A qualified health claim has more nuance, reflecting the fact that the science is not settled. It might go something like: "Scientific evidence suggests, but does not prove, that whole grains, as part of a low-saturated-fat, low-cholesterol diet, may reduce the risk of diabetes".
Finally, a structure-function claim is intentionally vague, such as "calcium builds strong bones". The key with these assertions is that they don't (and can't) make any specific promises to improve health, and should be viewed only as marketing language.
Using typography tricks and small print, many manufacturers – in the US and all over the world – try to amp up health benefits and fade back downsides. In one recent study of breakfast cereal in Australia, for example, 83% of children's cereals touted a nutrition or health claim, such as "high fibre" or "low salt", yet a majority were rated as unhealthy or nutritionally poor overall. Among other notorious examples on the supermarket shelf are the "low fat" yoghurts that should really be labelled "high sugar".

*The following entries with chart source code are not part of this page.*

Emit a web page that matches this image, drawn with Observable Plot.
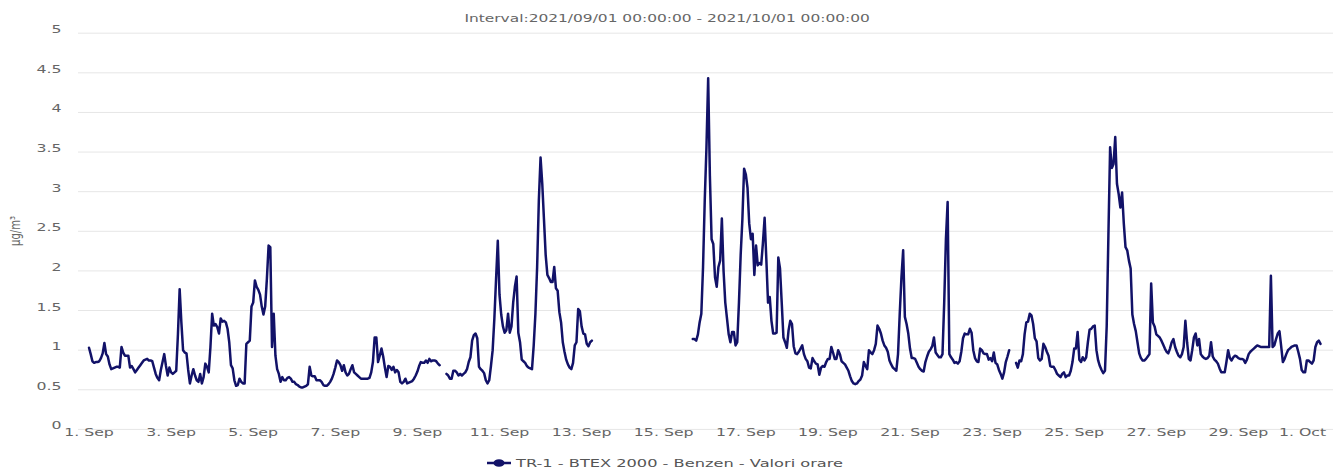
<!DOCTYPE html>
<html>
<head>
<meta charset="utf-8">
<script src="https://cdn.jsdelivr.net/npm/d3@7"></script>
<script src="https://cdn.jsdelivr.net/npm/@observablehq/plot@0.6"></script>
<style>
  body { margin: 0; background: #fff; }
  #chart { position: relative; width: 1335px; height: 470px; overflow: hidden; font-family: "DejaVu Sans", sans-serif; }
  #plot { position: absolute; left: 0; top: 0; }
  .title { position: absolute; left: 0; top: 11px; width: 1335px; text-align: center; font-size: 10.5px; line-height: 14px; color: #666; }
  .title span { display: inline-block; transform-origin: center center; white-space: nowrap; }
  .ylabel { position: absolute; left: 15px; top: 231px; font-size: 10px; color: #666; white-space: nowrap;
            transform: translate(-50%, -50%) rotate(-90deg) scaleY(1.45); }
  .legend-symbol { position: absolute; left: 486px; top: 457px; }
  .legend-text { position: absolute; left: 516px; top: 456px; font-size: 10.5px; line-height: 14px; color: #555; white-space: nowrap; transform-origin: left center; }
</style>
</head>
<body>
<div id="chart"></div>
<script>
// Hourly benzene concentrations (µg/m³), one array per day, hours 00..23; null = no measurement.
const sep01 = [1.03,0.95,0.86,0.84,0.85,0.85,0.86,0.9,0.96,1.09,0.95,0.92,0.82,0.76,0.77,0.78,0.79,0.79,0.78,1.04,0.97,0.93,0.93,0.93];
const sep02 = [0.78,0.8,0.76,0.72,0.75,0.78,0.81,0.84,0.87,0.88,0.89,0.87,0.87,0.86,0.78,0.7,0.65,0.62,0.75,0.85,0.95,0.8,0.68,0.78];
const sep03 = [0.72,0.7,0.72,0.74,1.2,1.77,1.35,1.0,0.97,0.96,0.75,0.58,0.68,0.76,0.68,0.62,0.6,0.7,0.58,0.66,0.83,0.79,0.72,1.04];
const sep04 = [1.46,1.31,1.33,1.29,1.21,1.4,1.36,1.37,1.35,1.27,1.1,0.81,0.77,0.62,0.55,0.56,0.64,0.6,0.58,0.58,1.08,1.1,1.12,1.55];
const sep05 = [1.6,1.88,1.8,1.76,1.7,1.55,1.45,1.55,1.9,2.32,2.3,1.04,1.46,0.93,0.76,0.7,0.6,0.66,0.62,0.62,0.65,0.66,0.64,0.6];
const sep06 = [0.6,0.57,0.56,0.54,0.53,0.53,0.54,0.55,0.57,0.79,0.68,0.67,0.67,0.62,0.62,0.62,0.6,0.56,0.55,0.55,0.57,0.6,0.64,0.7];
const sep07 = [0.78,0.87,0.85,0.81,0.74,0.81,0.72,0.68,0.7,0.76,0.81,0.72,0.7,0.68,0.66,0.64,0.64,0.64,0.64,0.64,0.65,0.72,0.85,1.16];
const sep08 = [1.16,0.85,0.93,1.02,0.92,0.78,0.66,0.8,0.79,0.75,0.79,0.72,0.75,0.72,0.6,0.58,0.6,0.64,0.58,0.59,0.6,0.61,0.64,0.68];
const sep09 = [0.73,0.8,0.85,0.84,0.84,0.87,0.84,0.89,0.86,0.87,0.87,0.86,0.83,0.81,null,null,null,0.7,0.68,0.64,0.64,0.74,0.74,0.72];
const sep10 = [0.68,0.7,0.68,0.7,0.72,0.76,0.85,0.91,1.12,1.19,1.21,1.15,0.79,0.76,0.74,0.71,0.62,0.58,0.62,0.8,1.0,1.4,1.9,2.38];
const sep11 = [1.7,1.45,1.3,1.22,1.25,1.46,1.22,1.3,1.6,1.8,1.93,1.22,1.1,0.88,0.86,0.84,0.8,0.78,0.77,0.76,1.06,1.46,2.05,2.89];
const sep12 = [3.43,3.1,2.65,2.2,1.95,1.91,1.86,1.86,2.05,1.78,1.75,1.48,1.35,1.1,0.98,0.88,0.82,0.78,0.76,0.84,1.06,1.1,1.52,1.49];
const sep13 = [1.3,1.21,1.2,1.08,1.05,1.1,1.12,null,null,null,null,null,null,null,null,null,null,null,null,null,null,null,null,null];
const sep14 = [null,null,null,null,null,null,null,null,null,null,null,null,null,null,null,null,null,null,null,null,null,null,null,null];
const sep15 = [null,null,null,null,null,null,null,null,null,null,null,null,null,null,null,null,null,1.14,1.14,1.12,1.2,1.35,1.46,2.05];
const sep16 = [2.89,3.56,4.43,3.2,2.4,2.34,1.92,1.8,2.05,2.13,2.66,2.0,1.6,1.4,1.2,1.1,1.23,1.23,1.06,1.1,1.6,2.2,2.65,3.29];
const sep17 = [3.22,3.05,2.6,2.4,2.47,1.95,2.32,2.07,2.1,2.08,2.35,2.67,2.15,1.6,1.67,1.37,1.21,1.21,1.22,2.17,2.03,1.6,1.16,1.1];
const sep18 = [1.03,1.25,1.37,1.33,1.05,0.96,0.95,0.98,1.02,1.06,0.95,0.89,0.86,0.78,0.77,0.9,0.86,0.83,0.82,0.69,0.78,0.8,0.79,0.85];
const sep19 = [0.89,0.89,1.04,0.97,0.89,0.89,1.0,0.95,0.86,0.84,0.82,0.78,0.74,0.67,0.61,0.58,0.57,0.58,0.61,0.63,0.68,0.85,0.8,0.76];
const sep20 = [1.0,0.97,0.95,1.0,1.08,1.31,1.27,1.21,1.12,1.06,1.03,0.98,0.87,0.82,0.78,0.76,0.74,0.95,1.46,1.92,2.26,1.42,1.33,1.21];
const sep21 = [1.02,0.9,0.9,0.89,0.84,0.79,0.76,0.74,0.73,0.85,0.92,0.98,1.01,1.05,1.16,0.97,0.94,0.91,0.91,0.95,1.6,2.4,2.87,0.95];
const sep22 = [0.91,0.88,0.84,0.85,0.83,0.86,0.98,1.15,1.21,1.2,1.2,1.27,1.22,1.0,0.9,0.86,0.85,1.02,1.0,0.96,0.95,0.95,0.88,0.9];
const sep23 = [0.86,0.97,0.84,0.82,0.75,0.7,0.64,0.72,0.85,0.92,1.0,null,null,null,0.84,0.78,0.87,0.86,0.95,1.2,1.35,1.36,1.46,1.44];
const sep24 = [1.33,1.15,1.11,0.9,0.87,0.89,1.08,1.04,0.98,0.93,0.8,0.79,0.79,0.75,0.7,0.68,0.66,0.7,0.72,0.66,0.68,0.68,0.74,0.85];
const sep25 = [1.02,1.02,1.23,0.88,0.85,0.91,0.87,0.91,1.1,1.26,1.27,1.3,1.31,1.0,0.87,0.8,0.75,0.71,0.74,1.3,2.45,3.56,3.3,3.35];
const sep26 = [3.69,3.1,2.97,2.8,2.99,2.6,2.3,2.26,2.13,2.03,1.45,1.33,1.24,1.1,0.96,0.9,0.87,0.87,0.89,0.92,0.95,1.84,1.35,1.3];
const sep27 = [1.2,1.18,1.16,1.12,1.07,1.02,0.98,0.96,1.02,1.1,1.14,1.04,0.98,0.93,0.91,0.95,1.04,1.37,1.1,0.89,0.87,1.0,1.16,1.21];
const sep28 = [1.06,1.14,0.95,0.92,0.9,0.89,0.9,0.93,1.1,0.92,0.88,0.86,0.83,0.77,0.72,0.72,0.72,0.85,1.0,0.9,0.87,0.91,0.93,0.92];
const sep29 = [0.9,0.89,0.89,0.88,0.84,0.88,0.95,0.98,1.0,1.02,1.04,1.06,1.05,1.04,1.04,1.04,1.04,1.04,1.04,1.94,1.04,1.06,1.14,1.21];
const sep30 = [1.24,1.05,0.85,0.89,0.95,1.0,1.02,1.04,1.05,1.06,1.06,0.98,0.89,0.75,0.72,0.72,0.87,0.87,0.85,0.83,0.87,1.04,1.1,1.12];
const oct01 = [1.08];

// Axis ticks and texts
const yTicks = [0, 0.5, 1, 1.5, 2, 2.5, 3, 3.5, 4, 4.5, 5];
const xTickDays = ["2021-09-01","2021-09-03","2021-09-05","2021-09-07","2021-09-09","2021-09-11","2021-09-13","2021-09-15",
                   "2021-09-17","2021-09-19","2021-09-21","2021-09-23","2021-09-25","2021-09-27","2021-09-29","2021-10-01"];
const titleText = "Interval:2021/09/01 00:00:00 - 2021/10/01 00:00:00";
const unitText = "µg/m³";
const seriesName = "TR-1 - BTEX 2000 - Benzen - Valori orare";

const LINE = "#121268";
const FONT = '"DejaVu Sans", sans-serif';
const TEXT_WIDEN = 1.5;

const start = Date.UTC(2021, 8, 1);
const days = [sep01,sep02,sep03,sep04,sep05,sep06,sep07,sep08,sep09,sep10,sep11,sep12,sep13,sep14,sep15,
              sep16,sep17,sep18,sep19,sep20,sep21,sep22,sep23,sep24,sep25,sep26,sep27,sep28,sep29,sep30,oct01];
const rows = days.flat().map((v, i) => ({time: new Date(start + i * 3600e3), value: v}));
const xTicks = xTickDays.map(d => new Date(d + "T00:00:00Z"));
const fmt = d3.utcFormat("%-d. %b");

const svg = Plot.plot({
  width: 1335,
  height: 452,
  marginLeft: 88.5,
  marginRight: 15,
  marginTop: 32.7,
  marginBottom: 23.1,
  style: {fontFamily: FONT, fontSize: "10.5px", color: "#666", background: "transparent"},
  x: {type: "utc", domain: [new Date(start), new Date(Date.UTC(2021, 9, 1))]},
  y: {domain: [0, 5]},
  marks: [
    Plot.ruleY(yTicks, {stroke: "#e6e6e6", strokeWidth: 1, insetLeft: -10.5, insetRight: -13}),
    Plot.axisY(yTicks, {tickSize: 0, tickPadding: 27.5, tickFormat: d => String(d), label: null}),
    Plot.axisX(xTicks.slice(0, -1), {tickSize: 0, tickPadding: 7, tickFormat: fmt, label: null}),
    Plot.axisX(xTicks.slice(-1), {tickSize: 0, tickPadding: 7, tickFormat: fmt, label: null, dx: -18}),
    Plot.line(rows, {x: "time", y: "value", stroke: LINE, strokeWidth: 2.5})
  ]
});

const chart = document.getElementById("chart");
const plotDiv = document.createElement("div");
plotDiv.id = "plot";
plotDiv.appendChild(svg);
chart.appendChild(plotDiv);

// Widen tick labels horizontally around their anchor point
svg.querySelectorAll("text").forEach(el => {
  const t = el.getAttribute("transform") || "";
  const x = el.getAttribute("x"), y = el.getAttribute("y");
  el.removeAttribute("x");
  el.removeAttribute("y");
  el.setAttribute("transform", `${t} translate(${+x || 0},${+y || 0}) scale(${TEXT_WIDEN},1)`.trim());
});

// Title
const title = document.createElement("div");
title.className = "title";
const tspan = document.createElement("span");
tspan.textContent = titleText;
title.appendChild(tspan);
chart.appendChild(title);
tspan.style.transform = `scaleX(${405 / tspan.offsetWidth})`;

// Unit label
const ylab = document.createElement("div");
ylab.className = "ylabel";
ylab.textContent = unitText;
chart.appendChild(ylab);

// Legend
const sym = d3.create("svg").attr("class", "legend-symbol").attr("width", 26).attr("height", 12);
sym.append("line").attr("x1", 1).attr("x2", 25).attr("y1", 6).attr("y2", 6).attr("stroke", LINE).attr("stroke-width", 2.5);
sym.append("ellipse").attr("cx", 13).attr("cy", 6).attr("rx", 5.5).attr("ry", 3.8).attr("fill", LINE);
chart.appendChild(sym.node());
const ltext = document.createElement("div");
ltext.className = "legend-text";
ltext.textContent = seriesName;
chart.appendChild(ltext);
ltext.style.transform = `scaleX(${327 / ltext.offsetWidth})`;
</script>
</body>
</html>
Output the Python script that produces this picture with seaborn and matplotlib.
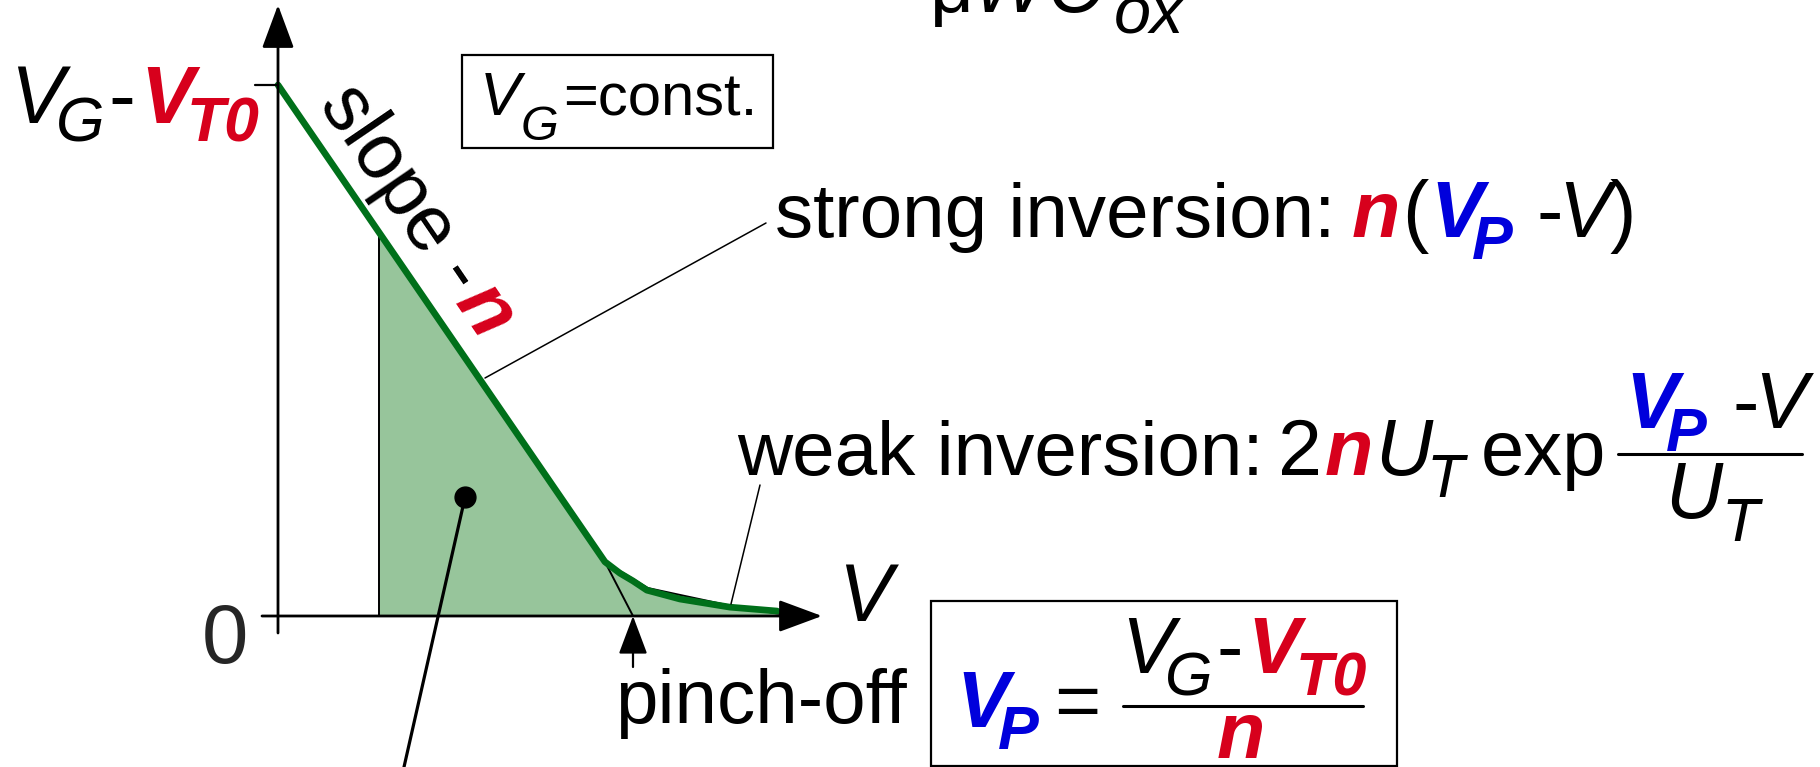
import math
import matplotlib
matplotlib.use("Agg")
import matplotlib.pyplot as plt
from matplotlib.patches import Rectangle, Polygon
import numpy as np
import pandas as pd
import seaborn as sns

# --- channel charge vs. channel voltage (normalised units, V_P = 1, n = 1.5) ---
v_curve = [0.0, 0.921, 0.963, 1.000, 1.039, 1.132, 1.273, 1.406]
q_curve = [1.5, 0.153, 0.121, 0.099, 0.073, 0.048, 0.025, 0.014]

# shaded area between the source end and the drain end of the channel
v_shade = [0.2845, 0.921, 1.042, 1.279, 1.414, 1.414, 0.2845]
q_shade = [1.084, 0.153, 0.079, 0.028, 0.006, 0.0, 0.0]

v_pinch = 1.0          # pinch-off voltage V_P
q_top = 1.5            # V_G - V_T0 on the vertical axis
v_dot, q_dot = 0.527, 0.336

y_tick_label = ["V", "G", "-", "V", "T0"]
x_tick_label = "0"

RED = "#d7001c"
BLUE = "#0000dc"
GREEN = "#00701a"
FILL = "#97c59b"
BLACK = "black"

MAIN = 57    # symbols
WORDS = 55   # running text
SUB = 44

sns.set_theme(style="white")
plt.rcParams["font.family"] = ["Liberation Sans", "DejaVu Sans"]

W, H = 1820, 767
fig = plt.figure(figsize=(W / 100, H / 100), dpi=100)
ax = fig.add_axes([0, 0, 1, 1])


def V(x):
    return (x - 278) / 355


def Q(y):
    return (616 - y) / 354


ax.set_xlim(V(0), V(W))
ax.set_ylim(Q(H), Q(0))
ax.axis("off")

# shaded region
ax.add_patch(Polygon(np.column_stack([v_shade, q_shade]), closed=True,
                     facecolor=FILL, edgecolor=BLACK, lw=1.4, zorder=1))

# linear extrapolation down to pinch-off
ax.plot([v_curve[1], v_pinch], [q_curve[1], 0.0], color=BLACK, lw=1.4, zorder=2)

# charge curve
df = pd.DataFrame({"V": v_curve, "q": q_curve})
sns.lineplot(data=df, x="V", y="q", ax=ax, color=GREEN, lw=4.8,
             estimator=None, sort=False, zorder=3)
ax.set_xlabel("")
ax.set_ylabel("")
ax.axis("off")

# axes with arrow heads
arrow = dict(arrowstyle="-|>,head_length=1.35,head_width=0.5", color=BLACK,
             lw=2.0, shrinkA=0, shrinkB=0, mutation_scale=20)
ax.annotate("", xy=(V(278), Q(5)), xytext=(V(278), Q(633)), arrowprops=arrow, zorder=4)
ax.annotate("", xy=(V(822), Q(616)), xytext=(V(262), Q(616)), arrowprops=arrow, zorder=4)
ax.plot([V(255), V(278)], [q_top, q_top], color=BLACK, lw=1.6, zorder=4)

# pinch-off marker arrow
parrow = dict(arrowstyle="-|>,head_length=1.2,head_width=0.45", color=BLACK,
              lw=1.6, shrinkA=0, shrinkB=0, mutation_scale=20)
ax.annotate("", xy=(v_pinch, 0.0), xytext=(v_pinch, Q(667)), arrowprops=parrow, zorder=4)

# leader lines
ax.plot([V(485), V(766)], [Q(378), Q(223)], color=BLACK, lw=1.1, zorder=4)
ax.plot([V(731), V(760)], [Q(604), Q(485)], color=BLACK, lw=1.1, zorder=4)
ax.plot([v_dot, V(404)], [q_dot, Q(767)], color=BLACK, lw=2.3, zorder=4)
ax.plot([v_dot], [q_dot], "o", color=BLACK, ms=15, zorder=5)


def put(s, x, y, size=MAIN, color=BLACK, bold=False, italic=False, **kw):
    return ax.text(V(x), Q(y), s, fontsize=size, color=color,
                   fontweight="bold" if bold else "normal",
                   fontstyle="italic" if italic else "normal",
                   ha="left", va="baseline", zorder=6, **kw)


# vertical axis label  V_G - V_T0
put(y_tick_label[0], 10, 123, 58, italic=True)
put(y_tick_label[1], 56, 141, 45, italic=True)
put(y_tick_label[2], 108, 123, 58)
put(y_tick_label[3], 140, 123, 58, RED, bold=True, italic=True)
put(y_tick_label[4], 187, 141, 45, RED, bold=True, italic=True)

ax.text(V(225), Q(663), x_tick_label, fontsize=60, ha="center", va="baseline")
put("V", 838, 621, 58, italic=True)

# slope annotation along the line
ang = math.degrees(math.atan2(-(562 - 85), 605 - 280))
d = np.array([math.cos(math.radians(-ang)), math.sin(math.radians(-ang))])
x0, y0 = 318, 104
put("slope -", x0, y0, WORDS + 1, rotation=ang, rotation_mode="anchor")
renderer = fig.canvas.get_renderer()
tmp = ax.text(0, 0, "slope -", fontsize=WORDS + 1)
w = tmp.get_window_extent(renderer).width
tmp.remove()
put("n", x0 + w * d[0] + 4, y0 + w * d[1] + 6, MAIN, RED, bold=True, italic=True,
    rotation=ang, rotation_mode="anchor")

# V_G = const. box
ax.add_patch(Rectangle((V(462), Q(148)), V(773) - V(462), Q(55) - Q(148),
                       fill=False, edgecolor=BLACK, lw=1.6, zorder=6))
put("V", 480, 115, 44, italic=True)
put("G", 521, 140, 35, italic=True)
put("=const.", 563, 115, 43)

# strong inversion
put("strong inversion:", 775, 237, WORDS)
put("n", 1352, 237, color=RED, bold=True, italic=True)
put("(", 1402, 237)
put("V", 1430, 237, color=BLUE, bold=True, italic=True)
put("P", 1472, 259, SUB, BLUE, bold=True, italic=True)
put("-", 1536, 237)
put("V", 1558, 237, italic=True)
put(")", 1609, 237)

# weak inversion
put("weak inversion:", 737, 475, WORDS)
put("2", 1278, 475)
put("n", 1325, 475, color=RED, bold=True, italic=True)
put("U", 1375, 475, italic=True)
put("T", 1427, 497, SUB, italic=True)
put("exp", 1481, 475, WORDS + 1)
put("V", 1625, 428, color=BLUE, bold=True, italic=True)
put("P", 1666, 451, SUB, BLUE, bold=True, italic=True)
put("-", 1732, 428)
put("V", 1754, 428, italic=True)
ax.plot([V(1618), V(1802)], [Q(454), Q(454)], color=BLACK, lw=2.2)
put("U", 1665, 518, italic=True)
put("T", 1721, 541, SUB, italic=True)

# pinch-off
put("pinch-off", 615, 723, WORDS)

# V_P = (V_G - V_T0) / n box
ax.add_patch(Rectangle((V(931), Q(766)), V(1397) - V(931), Q(601) - Q(766),
                       fill=False, edgecolor=BLACK, lw=1.6, zorder=6))
put("V", 956, 727, color=BLUE, bold=True, italic=True)
put("P", 998, 749, SUB, BLUE, bold=True, italic=True)
put("=", 1054, 727)
put("V", 1121, 673, italic=True)
put("G", 1165, 696, SUB, italic=True)
put("-", 1216, 673)
put("V", 1247, 673, color=RED, bold=True, italic=True)
put("T0", 1296, 696, SUB, RED, bold=True, italic=True)
ax.plot([V(1123), V(1363)], [Q(706), Q(706)], color=BLACK, lw=2.2)
put("n", 1217, 758, color=RED, bold=True, italic=True)

# denominator of the prefactor above
put("\u03bc", 930, 12, WORDS)
put("W", 972, 12, WORDS, italic=True)
put("C", 1048, 12, WORDS, italic=True)
put("ox", 1114, 34, 48, italic=True)

fig.savefig("out.png", dpi=100)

No matter which country you live in, then, it's prudent to do some background research about what you see on a label. While it might seem comprehensive and detailed, there's often more to the health claims, ingredients or nutritional information than can be displayed on the packet. The labelling of foods has come a long way since the days milk contained formaldehyde and candy came with arsenic – but that doesn't mean that a label tells you everything.